Plotting code records:
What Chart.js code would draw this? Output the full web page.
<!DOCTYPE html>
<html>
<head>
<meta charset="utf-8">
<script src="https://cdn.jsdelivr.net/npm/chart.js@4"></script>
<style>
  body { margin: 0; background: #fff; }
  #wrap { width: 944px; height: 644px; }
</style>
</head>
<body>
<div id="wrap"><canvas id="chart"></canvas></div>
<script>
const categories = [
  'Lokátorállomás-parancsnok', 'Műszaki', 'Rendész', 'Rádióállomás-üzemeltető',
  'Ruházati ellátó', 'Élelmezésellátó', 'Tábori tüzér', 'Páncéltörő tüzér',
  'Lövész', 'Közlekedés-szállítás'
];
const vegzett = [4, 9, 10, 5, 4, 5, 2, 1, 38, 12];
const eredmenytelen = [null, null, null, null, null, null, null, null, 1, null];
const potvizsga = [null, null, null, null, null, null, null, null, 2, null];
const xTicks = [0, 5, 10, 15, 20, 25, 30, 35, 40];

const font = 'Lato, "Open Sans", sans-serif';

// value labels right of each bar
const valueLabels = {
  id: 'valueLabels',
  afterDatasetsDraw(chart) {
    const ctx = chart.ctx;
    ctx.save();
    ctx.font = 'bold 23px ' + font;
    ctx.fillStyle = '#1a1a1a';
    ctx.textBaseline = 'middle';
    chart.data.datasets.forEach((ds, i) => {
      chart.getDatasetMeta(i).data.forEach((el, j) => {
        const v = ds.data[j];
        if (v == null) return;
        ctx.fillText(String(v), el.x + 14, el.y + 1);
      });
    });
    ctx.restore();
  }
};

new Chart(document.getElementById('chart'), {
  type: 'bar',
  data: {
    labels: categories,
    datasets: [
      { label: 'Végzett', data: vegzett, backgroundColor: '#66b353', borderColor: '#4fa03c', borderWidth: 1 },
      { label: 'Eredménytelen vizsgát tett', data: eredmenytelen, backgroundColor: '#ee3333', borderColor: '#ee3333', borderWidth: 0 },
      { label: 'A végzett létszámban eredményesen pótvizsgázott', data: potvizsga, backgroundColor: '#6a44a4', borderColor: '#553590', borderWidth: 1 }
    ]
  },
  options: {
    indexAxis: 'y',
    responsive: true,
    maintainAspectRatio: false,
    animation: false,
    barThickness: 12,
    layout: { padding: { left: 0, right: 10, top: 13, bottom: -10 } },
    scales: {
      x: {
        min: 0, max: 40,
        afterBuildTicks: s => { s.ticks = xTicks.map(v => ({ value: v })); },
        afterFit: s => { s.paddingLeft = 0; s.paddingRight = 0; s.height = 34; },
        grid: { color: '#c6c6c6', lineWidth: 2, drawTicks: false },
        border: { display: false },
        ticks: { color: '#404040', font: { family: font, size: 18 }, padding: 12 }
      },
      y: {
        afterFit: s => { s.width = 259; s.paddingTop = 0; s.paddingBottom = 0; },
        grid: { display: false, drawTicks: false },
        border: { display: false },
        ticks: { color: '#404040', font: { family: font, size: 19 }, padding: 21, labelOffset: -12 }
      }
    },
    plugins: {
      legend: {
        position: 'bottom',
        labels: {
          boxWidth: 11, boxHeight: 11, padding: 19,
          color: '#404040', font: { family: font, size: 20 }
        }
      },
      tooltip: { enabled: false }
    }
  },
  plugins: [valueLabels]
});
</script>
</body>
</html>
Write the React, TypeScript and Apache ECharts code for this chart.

» **GOAL OF THE EXERCISE**
Restate every record exactly, leaving nothing out.

» **RIGHT ANSWER**
What Chart.js code would draw this? Output the full web page.
<!DOCTYPE html>
<html>
<head>
<meta charset="utf-8">
<script src="https://cdn.jsdelivr.net/npm/chart.js@4"></script>
<style>
  body { margin: 0; background: #fff; }
  #wrap { width: 944px; height: 644px; }
</style>
</head>
<body>
<div id="wrap"><canvas id="chart"></canvas></div>
<script>
const categories = [
  'Lokátorállomás-parancsnok', 'Műszaki', 'Rendész', 'Rádióállomás-üzemeltető',
  'Ruházati ellátó', 'Élelmezésellátó', 'Tábori tüzér', 'Páncéltörő tüzér',
  'Lövész', 'Közlekedés-szállítás'
];
const vegzett = [4, 9, 10, 5, 4, 5, 2, 1, 38, 12];
const eredmenytelen = [null, null, null, null, null, null, null, null, 1, null];
const potvizsga = [null, null, null, null, null, null, null, null, 2, null];
const xTicks = [0, 5, 10, 15, 20, 25, 30, 35, 40];

const font = 'Lato, "Open Sans", sans-serif';

// value labels right of each bar
const valueLabels = {
  id: 'valueLabels',
  afterDatasetsDraw(chart) {
    const ctx = chart.ctx;
    ctx.save();
    ctx.font = 'bold 23px ' + font;
    ctx.fillStyle = '#1a1a1a';
    ctx.textBaseline = 'middle';
    chart.data.datasets.forEach((ds, i) => {
      chart.getDatasetMeta(i).data.forEach((el, j) => {
        const v = ds.data[j];
        if (v == null) return;
        ctx.fillText(String(v), el.x + 14, el.y + 1);
      });
    });
    ctx.restore();
  }
};

new Chart(document.getElementById('chart'), {
  type: 'bar',
  data: {
    labels: categories,
    datasets: [
      { label: 'Végzett', data: vegzett, backgroundColor: '#66b353', borderColor: '#4fa03c', borderWidth: 1 },
      { label: 'Eredménytelen vizsgát tett', data: eredmenytelen, backgroundColor: '#ee3333', borderColor: '#ee3333', borderWidth: 0 },
      { label: 'A végzett létszámban eredményesen pótvizsgázott', data: potvizsga, backgroundColor: '#6a44a4', borderColor: '#553590', borderWidth: 1 }
    ]
  },
  options: {
    indexAxis: 'y',
    responsive: true,
    maintainAspectRatio: false,
    animation: false,
    barThickness: 12,
    layout: { padding: { left: 0, right: 10, top: 13, bottom: -10 } },
    scales: {
      x: {
        min: 0, max: 40,
        afterBuildTicks: s => { s.ticks = xTicks.map(v => ({ value: v })); },
        afterFit: s => { s.paddingLeft = 0; s.paddingRight = 0; s.height = 34; },
        grid: { color: '#c6c6c6', lineWidth: 2, drawTicks: false },
        border: { display: false },
        ticks: { color: '#404040', font: { family: font, size: 18 }, padding: 12 }
      },
      y: {
        afterFit: s => { s.width = 259; s.paddingTop = 0; s.paddingBottom = 0; },
        grid: { display: false, drawTicks: false },
        border: { display: false },
        ticks: { color: '#404040', font: { family: font, size: 19 }, padding: 21, labelOffset: -12 }
      }
    },
    plugins: {
      legend: {
        position: 'bottom',
        labels: {
          boxWidth: 11, boxHeight: 11, padding: 19,
          color: '#404040', font: { family: font, size: 20 }
        }
      },
      tooltip: { enabled: false }
    }
  },
  plugins: [valueLabels]
});
</script>
</body>
</html>
Write the React, TypeScript and Apache ECharts code for this chart.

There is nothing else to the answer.